A guide to Cambridge, the historic UK university city
With its exquisite architecture, eclectic museums and cosy pubs, this charming university city is a welcoming place to while away a weekend during the colder months.

Compact Cambridge has an inordinately high concentration of beauty. Though only an hour north east of London, the fenland city seems to belong to another age entirely — its gloriously unmodernised centre chock-a-block with soaring spires, historic colleges and cycling students trailing long scarves. Life centres around the university — one of the world’s oldest and most prestigious, with more epoch-defining alumni than most people have had hot dinners. We’re talking about a place that’s taught everyone from Sir Isaac Newton to poet Sylvia Plath.

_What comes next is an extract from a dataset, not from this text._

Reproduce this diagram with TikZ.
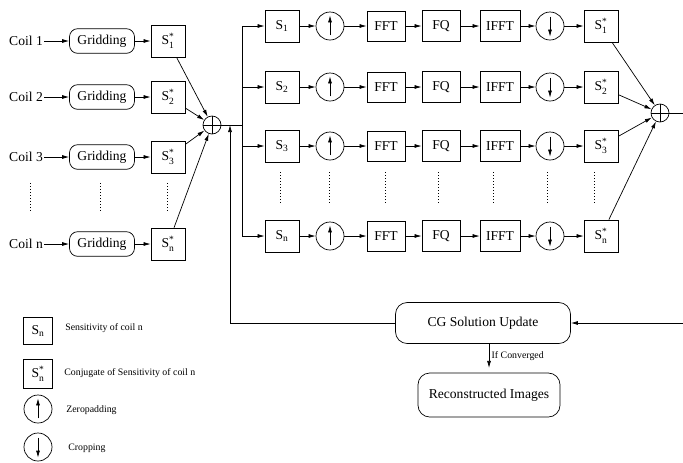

“Cambridge is heaven, I am convinced it is the nicest place in the world,” said another writer, the novelist Sophie Hannah, a fellow at Trinity College in the late Nineties. But you needn’t enrol to get the measure of the place — most visitors fall for Cambridge within hours of arriving. With everything in easy walking distance, a long weekend is ample time to explore the city’s world-class galleries and museums, stroll along the bucolic River Cam, and enjoy plentiful pastries and pints in its beguiling cafes and pubs.
What to see
Follow the sound of pealing bells to the top of Great St Mary’s, the University Church, which has panoramic views over the city. Some of the surrounding 31 colleges are free to visit, while others require prebooking. Highlights include Trinity College’s magnificent Wren Library — where visitors can see AA Milne’s original manuscript for Winnie the Pooh. These hand-written pages are just one example from its archive, where tall oak bookshelves are illuminated by lofty arched windows. Even more inspiring is the chapel at King’s College, a feat of 16th-century engineering. Time a visit with evensong (typically held at 5.30pm, six days a week during term-time), and you’ll be able to gaze up at its mind-bogglingly complex fan-vaulted ceiling while being serenaded by a schoolboy choir.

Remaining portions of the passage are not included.